Set up specific model configuration
- Set the interval between forecasts (
duration
) and the number of horizons to forecast for (num_horizons
). - Chose to normalise target and features.
- Select the number of training samples.
- Chose amounts to drop NWP and PV data (set data to NaNs during training) to help the model handle NaNs in production.
PV inputs
This model forecasts the power produced by a specific solar site. If forecasting for 15 minute intervals it is best to use 15 minute data for training. To do this the you may want to resample the data. The associated timestamp which the generation represents sould be the middle of the window. More information on how the model resamples the PV data can be found in the training.py
file.
Inputs to the model:
- PV features such as the generation over the last 30 minutes and what happened in the previous days. (This can be modified in the
recent_history.py
model) - Additional PV data can be passed as a feature.

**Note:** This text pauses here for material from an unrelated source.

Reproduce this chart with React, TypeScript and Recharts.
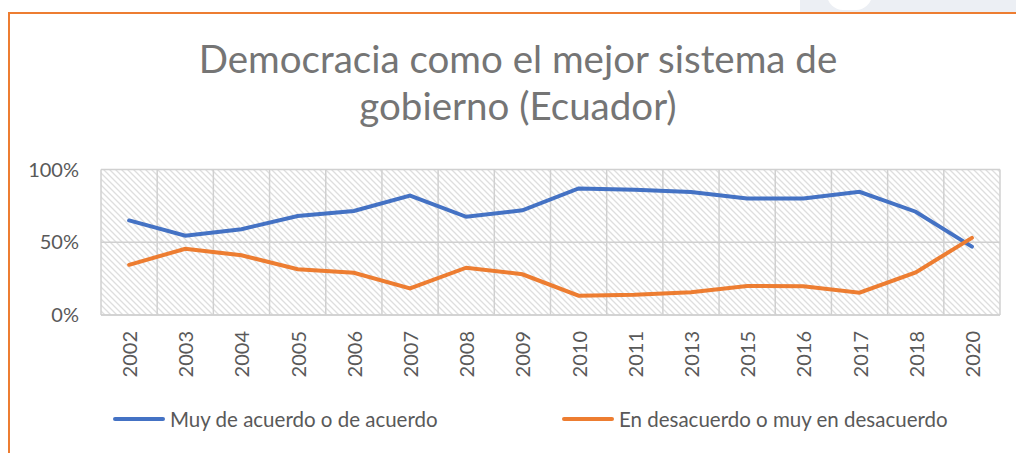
import { CartesianGrid, Legend, Line, LineChart, XAxis, YAxis } from 'recharts'

const years = ['2002', '2003', '2004', '2005', '2006', '2007', '2008', '2009', '2010', '2011', '2013', '2015', '2016', '2017', '2018', '2020']
const deAcuerdo = [65, 54.5, 59, 68, 71.5, 82, 67.5, 72, 87, 86, 84.5, 80, 80, 84.7, 71, 47]
const enDesacuerdo = [34.5, 45.5, 41, 31.5, 29, 18.3, 32.5, 28, 13.3, 14, 15.6, 20, 19.7, 15.3, 29.3, 53]
const yTicks = [0, 50, 100]

const seriesNames = ['Muy de acuerdo o de acuerdo', 'En desacuerdo o muy en desacuerdo']
const seriesColors = ['#4472c4', '#ed7d31']
const titleLines = ['Democracia como el mejor sistema de', 'gobierno (Ecuador)']

const data = years.map((year, i) => ({
  year,
  acuerdo: deAcuerdo[i],
  desacuerdo: enDesacuerdo[i],
}))

const FONT = 'Lato, "Open Sans", sans-serif'
const legendLeft = [113, 562]

const YearTick = (props: any) => {
  const { x, y, payload } = props
  return (
    <text
      transform={`translate(${x},${y + 10}) rotate(-90)`}
      textAnchor="end"
      dominantBaseline="central"
      fill="#595959"
      fontSize={20}
      fontFamily={FONT}
    >
      {payload.value}
    </text>
  )
}

// legend drawn in series order (Excel order), not the order recharts hands back
const renderLegend = () => (
  <div style={{ position: 'relative', height: 30, whiteSpace: 'nowrap' }}>
    {seriesNames.map((name, i) => (
      <div
        key={name}
        style={{ position: 'absolute', left: legendLeft[i], top: 0, height: 30, display: 'flex', alignItems: 'center' }}
      >
        <div style={{ width: 52, height: 4, borderRadius: 2, background: seriesColors[i], marginRight: 5 }} />
        <span style={{ fontSize: 20.5, color: '#595959', fontFamily: FONT }}>{name}</span>
      </div>
    ))}
  </div>
)

export default function App() {
  return (
    <div
      style={{
        position: 'absolute',
        left: 0,
        top: 0,
        width: 1016,
        height: 453,
        background: '#fff',
        overflow: 'hidden',
        fontFamily: FONT,
      }}
    >
      {/* slide background peeking above the frame */}
      <div style={{ position: 'absolute', left: 800, top: 0, width: 216, height: 12, background: '#eceff4' }} />
      <div style={{ position: 'absolute', left: 827, top: -24, width: 45, height: 34, borderRadius: 16, background: '#fff' }} />
      <div style={{ position: 'absolute', left: 8, top: 12, width: 1020, height: 460, borderTop: '2px solid #ed7d31', borderLeft: '2px solid #ed7d31', boxSizing: 'border-box' }} />

      <svg width={0} height={0} style={{ position: 'absolute' }}>
        <defs>
          <pattern id="hatch" patternUnits="userSpaceOnUse" width={6} height={6}>
            <rect width={6} height={6} fill="#fff" />
            <path d="M-1,-1 L7,7 M-1,5 L1,7 M5,-1 L7,1" stroke="#dedede" strokeWidth={1.3} />
          </pattern>
        </defs>
      </svg>

      <div
        style={{
          position: 'absolute',
          left: 18,
          top: 35,
          width: 1000,
          textAlign: 'center',
          fontSize: 38.5,
          lineHeight: '47px',
          color: '#757575',
        }}
      >
        {titleLines.map((t) => (
          <div key={t}>{t}</div>
        ))}
      </div>

      <div style={{ position: 'absolute', left: 0, top: 0 }}>
        <LineChart width={1016} height={453} data={data} margin={{ top: 169.5, right: 16, bottom: 19, left: 0 }}>
          <CartesianGrid
            stroke="#d0d0d0"
            strokeWidth={1.5}
            fill="url(#hatch)"
            fillOpacity={1}
            horizontalValues={yTicks}
            verticalCoordinatesGenerator={({ offset }: any) =>
              Array.from({ length: years.length + 1 }, (_, i) => offset.left + (i * offset.width) / years.length)
            }
          />
          <XAxis
            dataKey="year"
            scale="band"
            interval={0}
            height={89}
            tickLine={false}
            tickMargin={0}
            axisLine={{ stroke: '#d0d0d0', strokeWidth: 1.5 }}
            tick={<YearTick />}
          />
          <YAxis
            width={101}
            domain={[0, 100]}
            ticks={yTicks}
            tickFormatter={(v: number) => `${v}%`}
            axisLine={false}
            tickLine={false}
            tickMargin={16}
            tick={{ fill: '#595959', fontSize: 20, fontFamily: FONT }}
          />
          <Legend verticalAlign="bottom" height={30} content={renderLegend} wrapperStyle={{ left: 0, width: 1016 }} />
          <Line
            type="linear"
            dataKey="acuerdo"
            name={seriesNames[0]}
            stroke={seriesColors[0]}
            strokeWidth={4}
            strokeLinecap="round"
            dot={false}
            isAnimationActive={false}
          />
          <Line
            type="linear"
            dataKey="desacuerdo"
            name={seriesNames[1]}
            stroke={seriesColors[1]}
            strokeWidth={4}
            strokeLinecap="round"
            dot={false}
            isAnimationActive={false}
          />
        </LineChart>
      </div>
    </div>
  )
}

Respective PV lags should be used to simulate production conditions.
- Clear sky irradiance is calculated using PVLib to give the total irradiance for the specific Plane Of Array (POA) which is used as a feature and to normalise the PV data.
- Recent PV power is added as a feature which is calcuated based on
recent_power_minutes
set in the recent_history class, where the average of data available within recent_power_minutes is used. num_days_history
can also be set to help calcualte the historical mean, medium and maximum at that time over the past number of days.
Training, Validating and Testing
Training, validation and testing can be split across different pv_ids for which the ratios can be specified in the make_pv_splits
function in the experiment configuration. This is so that the model is trained off one of set of pv_ids and then validated and tested on an unseen set of pv_ids.
When training, these pv_ids will be outputed. The time range is the same for teh train and validation pv_id set.
When there is only a single or small number of sites, the argument, pv_split=None
, should be passed into the config to avoid splitting up the pv_ids.
Inference and Backtests
When the eval_model.py
script is run, different parameters can be passed to specify the conditions of the backtest. One option is to simulate a backtest without features generated from live PV data.
To do this a --no-live-pv
flag can used when running the script, which will set the live PV features to NaNs. If this is used is important that the model has been trained off some NaNs from PV during training.
Prerequisites
Development
# Installation of the dependencies.
poetry install
# Formatting
make format
# Linting
make lint
# Running the tests.
make test
# Starting the jupyter notebooks.
make notebook